Kirkland High School (formerly known as Kirkland High School and Community College and Kirkland Junior High School) was a six-year comprehensive school in Methil that served the population in the Levenmouth area, Scotland. From January 2005 until June 2016 the head teacher was Ronnie Ross. In June 2012 Fife Council proposed that the school should merge with neighbouring Buckhaven High School to create Levenmouth Academy. The plans were approved in April 2014 and the new school opened to pupils on 17 August 2016. In September 2015 the student roll was 421, less than half of the roll of 900 the school had in 2000.

==History==
The Kirkland Junior High School was established in 1963 to accommodate the extra influx of pupils to the existing Aberhill Secondary. It was built on the 13th-century land of Michael of Methil, a relative of the famous MacDuff. It was officially opened in 1965. The school had served alongside Buckhaven High School as the high schools for the Levenmouth area since the closure of Aberhill Secondary. In 1970, it became a fully comprehensive school.

In 1990, a community college was opened within the school, from then on known as Kirkland High School and Community College. In 2006, the school was made one of the Scottish Government's Schools of Ambition.

The school had three houses, 'Caldcoits', 'Kinnarchie' and 'Pirnie'. However, due to reduced numbers on the school roll, in the last few years of the school's operation, only the latter two houses were used in the system.
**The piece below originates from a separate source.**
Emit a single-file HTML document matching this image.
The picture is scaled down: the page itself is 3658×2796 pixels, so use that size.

In 2015, the Kirkland College was closed, in preparation for the move to the new Levenmouth Campus. The college merged with Fife College, who were built their own specialised facility on the grounds of the new school, meaning that the Levenmouth Campus is the largest of its kind in Scotland, educating over 2,000 students in total.
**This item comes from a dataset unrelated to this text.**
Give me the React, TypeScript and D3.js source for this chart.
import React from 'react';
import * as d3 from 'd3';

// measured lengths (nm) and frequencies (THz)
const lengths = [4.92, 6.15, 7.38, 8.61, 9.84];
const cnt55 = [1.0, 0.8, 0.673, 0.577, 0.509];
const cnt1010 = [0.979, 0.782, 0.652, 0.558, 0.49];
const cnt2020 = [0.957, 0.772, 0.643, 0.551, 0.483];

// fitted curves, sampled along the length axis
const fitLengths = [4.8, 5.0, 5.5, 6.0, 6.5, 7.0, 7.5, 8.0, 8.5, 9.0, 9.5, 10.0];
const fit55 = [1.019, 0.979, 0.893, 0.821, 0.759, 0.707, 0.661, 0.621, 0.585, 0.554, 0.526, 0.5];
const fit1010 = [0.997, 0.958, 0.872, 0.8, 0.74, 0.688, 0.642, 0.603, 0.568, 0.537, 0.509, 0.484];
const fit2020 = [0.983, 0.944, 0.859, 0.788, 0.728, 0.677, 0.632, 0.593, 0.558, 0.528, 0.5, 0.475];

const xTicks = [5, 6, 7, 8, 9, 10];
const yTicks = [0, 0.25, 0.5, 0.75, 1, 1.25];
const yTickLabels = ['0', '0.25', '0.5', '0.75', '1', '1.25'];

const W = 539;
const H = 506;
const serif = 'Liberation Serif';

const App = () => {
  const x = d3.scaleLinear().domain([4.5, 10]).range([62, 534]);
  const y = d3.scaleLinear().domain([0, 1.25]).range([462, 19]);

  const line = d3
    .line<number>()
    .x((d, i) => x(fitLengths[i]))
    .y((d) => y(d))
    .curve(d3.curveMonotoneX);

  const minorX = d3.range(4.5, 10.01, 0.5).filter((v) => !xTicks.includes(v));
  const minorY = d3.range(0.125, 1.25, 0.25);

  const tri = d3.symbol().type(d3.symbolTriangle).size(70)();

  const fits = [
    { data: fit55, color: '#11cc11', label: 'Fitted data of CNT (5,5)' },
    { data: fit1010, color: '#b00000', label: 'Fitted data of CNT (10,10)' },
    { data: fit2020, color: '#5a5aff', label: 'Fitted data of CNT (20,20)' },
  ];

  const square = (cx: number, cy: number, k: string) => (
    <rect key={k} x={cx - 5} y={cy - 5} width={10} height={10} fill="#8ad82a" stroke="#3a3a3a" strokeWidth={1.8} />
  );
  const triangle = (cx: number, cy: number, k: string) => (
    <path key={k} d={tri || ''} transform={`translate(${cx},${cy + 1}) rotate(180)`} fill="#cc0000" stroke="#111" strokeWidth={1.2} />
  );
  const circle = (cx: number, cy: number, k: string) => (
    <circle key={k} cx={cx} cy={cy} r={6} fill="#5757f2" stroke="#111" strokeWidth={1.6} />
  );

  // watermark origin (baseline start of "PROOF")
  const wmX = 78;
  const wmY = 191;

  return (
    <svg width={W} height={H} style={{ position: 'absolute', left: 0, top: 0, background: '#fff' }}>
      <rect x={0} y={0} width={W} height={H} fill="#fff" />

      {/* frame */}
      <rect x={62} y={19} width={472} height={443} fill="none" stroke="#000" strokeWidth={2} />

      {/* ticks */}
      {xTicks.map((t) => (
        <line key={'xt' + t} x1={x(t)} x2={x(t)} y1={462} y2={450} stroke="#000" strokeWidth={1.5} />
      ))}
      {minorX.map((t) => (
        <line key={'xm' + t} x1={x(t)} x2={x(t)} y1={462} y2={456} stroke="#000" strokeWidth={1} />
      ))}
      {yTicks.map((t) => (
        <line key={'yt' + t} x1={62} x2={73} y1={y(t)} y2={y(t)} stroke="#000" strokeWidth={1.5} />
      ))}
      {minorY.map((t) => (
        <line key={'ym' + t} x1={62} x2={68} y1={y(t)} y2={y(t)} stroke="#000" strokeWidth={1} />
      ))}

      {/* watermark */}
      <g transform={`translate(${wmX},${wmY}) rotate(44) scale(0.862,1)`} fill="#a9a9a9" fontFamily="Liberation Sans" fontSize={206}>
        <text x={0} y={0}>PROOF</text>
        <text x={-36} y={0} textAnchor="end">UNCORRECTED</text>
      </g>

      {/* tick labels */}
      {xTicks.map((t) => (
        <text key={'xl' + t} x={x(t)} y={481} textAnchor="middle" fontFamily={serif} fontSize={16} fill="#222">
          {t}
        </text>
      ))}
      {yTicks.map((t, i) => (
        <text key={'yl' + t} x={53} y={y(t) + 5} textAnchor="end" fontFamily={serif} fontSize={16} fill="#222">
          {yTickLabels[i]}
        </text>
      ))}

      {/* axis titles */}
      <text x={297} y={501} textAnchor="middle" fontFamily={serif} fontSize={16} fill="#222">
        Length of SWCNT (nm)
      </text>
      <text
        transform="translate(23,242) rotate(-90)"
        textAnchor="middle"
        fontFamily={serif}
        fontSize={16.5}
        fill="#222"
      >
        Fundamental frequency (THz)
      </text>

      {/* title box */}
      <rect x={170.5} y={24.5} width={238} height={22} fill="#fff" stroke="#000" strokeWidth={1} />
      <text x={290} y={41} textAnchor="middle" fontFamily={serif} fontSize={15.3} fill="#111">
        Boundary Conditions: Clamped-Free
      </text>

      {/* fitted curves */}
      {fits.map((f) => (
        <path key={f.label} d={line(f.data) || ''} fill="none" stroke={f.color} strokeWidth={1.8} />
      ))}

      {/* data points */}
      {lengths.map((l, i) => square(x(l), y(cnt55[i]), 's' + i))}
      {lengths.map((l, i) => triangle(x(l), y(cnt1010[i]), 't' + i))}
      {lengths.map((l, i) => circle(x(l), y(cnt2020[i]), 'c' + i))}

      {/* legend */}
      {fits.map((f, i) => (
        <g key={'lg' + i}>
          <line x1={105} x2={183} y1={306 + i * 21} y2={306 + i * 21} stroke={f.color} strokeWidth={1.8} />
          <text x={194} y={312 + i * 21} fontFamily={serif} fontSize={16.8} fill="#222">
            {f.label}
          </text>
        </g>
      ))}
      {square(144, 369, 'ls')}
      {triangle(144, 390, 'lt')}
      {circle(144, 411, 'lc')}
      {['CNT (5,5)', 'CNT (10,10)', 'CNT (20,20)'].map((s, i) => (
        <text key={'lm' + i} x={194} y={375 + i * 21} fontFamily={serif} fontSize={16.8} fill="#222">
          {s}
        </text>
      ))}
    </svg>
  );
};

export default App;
The buildings were vacated by pupils in July 2016. Demolition work on the old facilities was scheduled for September 2016, beginning with the former games hall. The site was completely demolished by December 2016.

In 2023, the Methil Care Village was completed on the site previously occupied by the school. The care village features 35 bungalows for the elderly and people with specific needs, a 36-bed care home, and a nursery.

===Headteachers===
- 1963 - 1966: William Reid
- 1966 - 1977: Dai Davies
- 1977 - 1979: J. F. Strang
- 1979 - 1983: Thomas Dalgleish
- 1983 - 1985: Jack Yuile
- 1989 - 1997: Gerry Coyle
- 1997 - 2005: Ken Robertson
- 2005 - 2016: Ronnie Ross

===Notable pupils===
- Jack Vettriano, painter
- William Curley, chocolatier and patissier
- Nathan Austin, footballer

==School dress code==
===Attire===
Girls wore dark skirt or trousers, white or dark top, and dark footwear. Boys wore dark trousers, white or dark top, and dark footwear.

===School ties===
Wearing a school tie at all times was encouraged and enforced by staff to promote uniformity and identifiability. At the start of first year, each pupil received a complimentary school tie.